Jan 112008

Here are a few things that have occupied some space in my brain over the last few days while driving seemingly endlessly, back and forth to the studio, rehearsal, super-secret location of the Winnebago etc.

As you know, I rarely listen to music while I’m driving. A few months ago, after a playing seven sets at a Parrothead party, veteran drummer/singer and all around good guy, Gary Hodges posed this query; “Jack, do you ever just get tired of music?”. Yes, Gary I do. I use my driving time to do deep breathing exercises and repetition of mantras. When I tire of those activities, I will light up a Pall Mall and try to surmise what is going on in the world. There are two talk radio choices in the local arena. One is a FoxNews affiliate and one is an ESPN. I frantically toggle between the two and, next thing you know, I’ve reached my destination, generally without hearing anything of worth.

Now that I’ve set the scene, here are the things on my mind.

pundit Pronunciation[puhn-dit]

noun

1. a learned person, expert, or authority.
2. a person who makes comments or judgments, esp. in an authoritative manner; critic or commentator.

To all the highly paid broadcasters at Fox and ESPN; it is PUNDIT (puhn-dit). It is not pronounced PUNDINT. I have heard pundiNt so many times that I thought I was saying it wrong. Pundint, idiots. I had to look it up to make sure I wasn’t losing my mind.

By the way, for future use; pundititic is a wonderful sounding adjective and punditically is an even more glorious adverb.

The next topic of my wrath is celebrity doctors. Dr. Phil, Dr. Drew, Dr. Laura-they’re all weasels. Doctors, are supposed to help people. I’m pretty sure that the Hippocratic oath has nothing in there that says you should exploit your patient’s genuine problems and parlay that into fame, fortune, power and a better table at whatever bistro you choose to ingest your favorite progressive, southwestern, fusion sushi.
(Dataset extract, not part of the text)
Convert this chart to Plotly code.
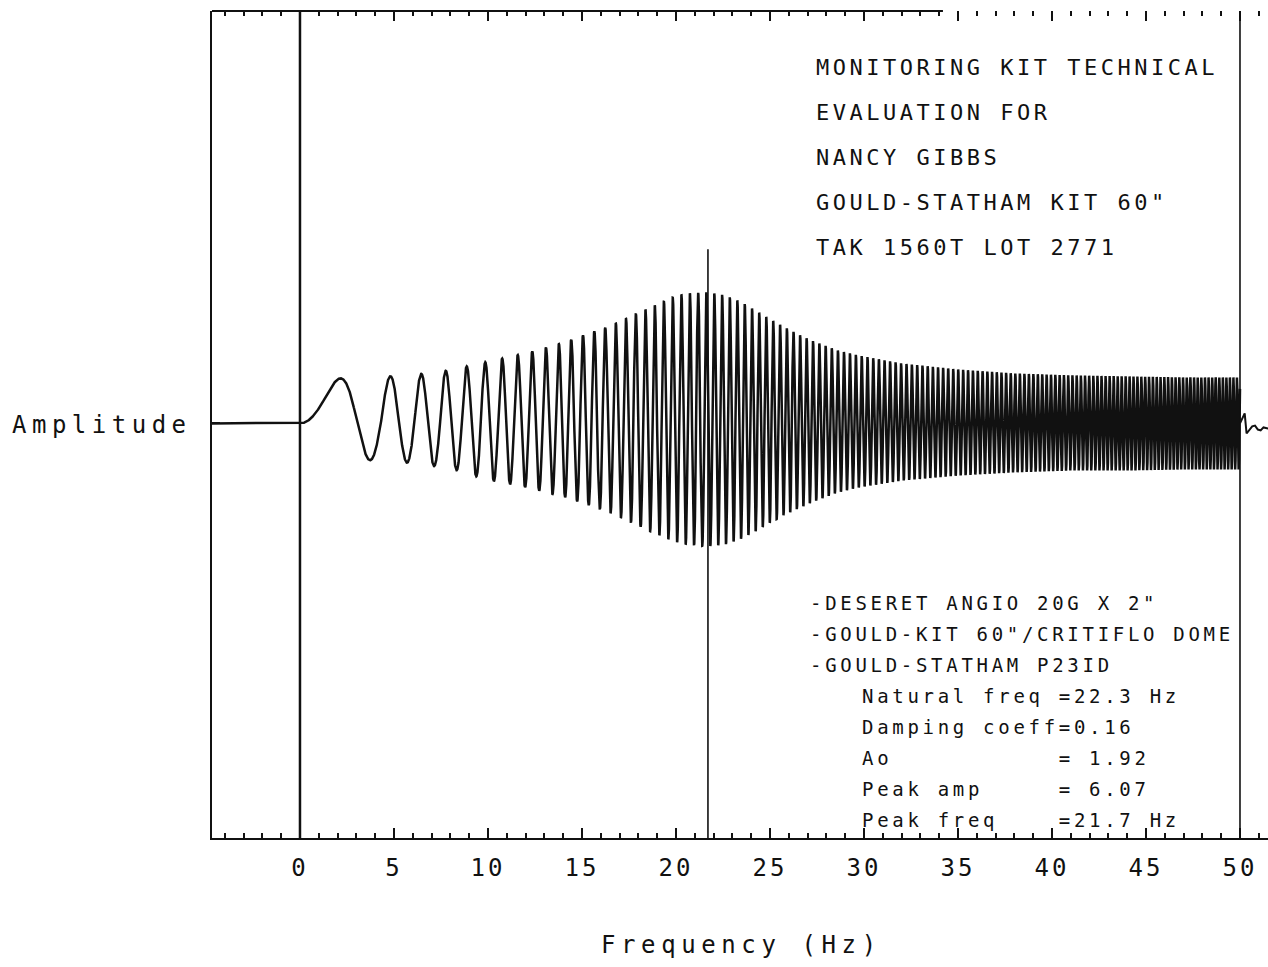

Doctors should be like bass players. They should be rock solid, always there when you need them and dedicating their lives to make you better. Lou Whitney says: “If you walk off stage and a pretty girl comes up to you and says, ‘You are a fantastic bass player.’ then, you are doing it wrong”. If you are a “celebrity doctor”, you are doing it wrong.

All the celebrity doctors should be rounded up, individually collared and manacled, chained together, put into a large wooden crate and shipped by FedEx to Caracas and permanently handed over to this guy…

chavez-doll.jpg

…for use in social experiments, guest slots on Hugo’s variety show, and to treat the real, worthy celebrities, Sean Penn, Oliver Stone, Kevin Spacey etc., etc., etc., when they are in town.